Anyway I don't want to talk about the endemic unhappiness of the modern world but reflect on a small boy who in 1899 scored a fabulous number of runs in an insignificant game of school cricket. Some sports are less exciting than others: basketball scores in excess of 100 are normal whereas a soccer match with 10 goals is very rare. Arthur Edward Jeune "James" Collins aka AEJ Collins opened the batting on 22nd June 1899 in a house match at Clifton College in Bristol. At the end of the following day, when his team finished their innings, Collins had built up a score of 628 runs. You don't have to understand the peculiar language of cricket [slip, gully, cover-point, long leg and silly-mid-on are all legitimate playing positions] to know that this was the highest score ever recorded and that the record stood until 2016.

What do you do if, at the age of 14, you've been written up twice in the sports pages of The Times as the most extraordinary cricketer of the age? They even printed a run of commemorative postcards [example R]. If the most common response upon being introduced to an [English] stranger was "Collins, eh, you wouldn't be related to that Collins who scored all those runs at Clifton in the year '99?". You'd never quite be able to live up to the expectations after that.  Well, as an orphan born out in India, as soon as he left school he went on to the Royal Military Academy, Woolwich [not to be confused with Royal Military College, Sandhurst] and then joined the Royal Engineers in 1904, married a fine young woman 10 years later and shipped out to France when WWI broke out that Summer. He was killed in a trench on 11th November 1914. His widow lived on and on alone for more than 50 years before dying in 1966 in Haslemere. I could easily have passed her on the street because my family lived in the same small market town 1965-1966.  What a pity, what a waste!

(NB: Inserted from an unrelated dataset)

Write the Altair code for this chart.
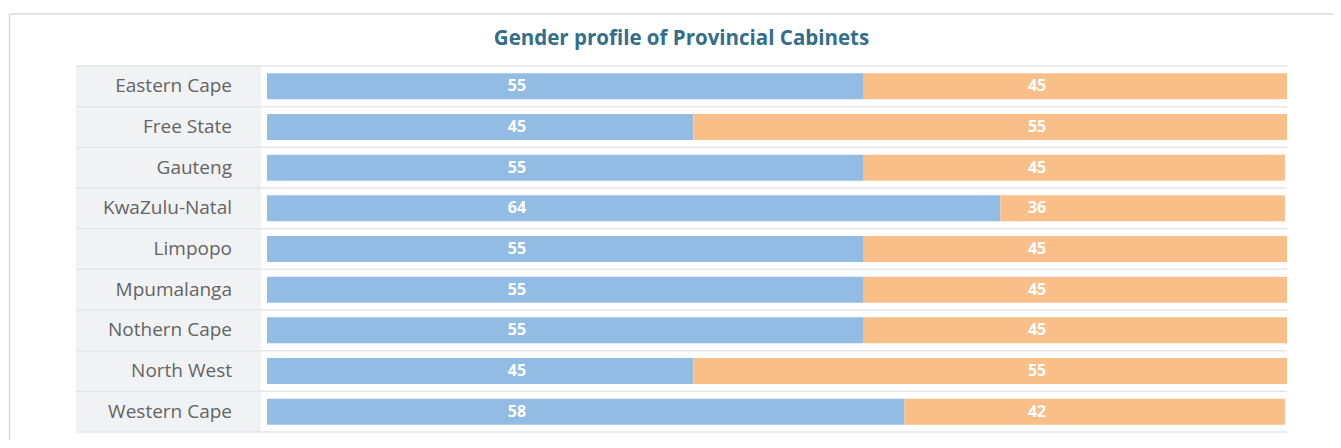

'Strange friend,' I said, 'here is no cause to mourn.'
'None,' said the other, 'save the undone years,
The hopelessness. Whatever hope is yours
Was my life also; I went hunting wild
After the wildest beauty in the world,
Which lies not calm in eyes, or braided hair,
But mocks the steady running of the hour,
And if it grieves, grieves richlier than here.
For by my glee might many men have laughed,
And of my weeping something had been left,
Which must die now. I mean the truth untold,
The pity of war, the pity war distilled.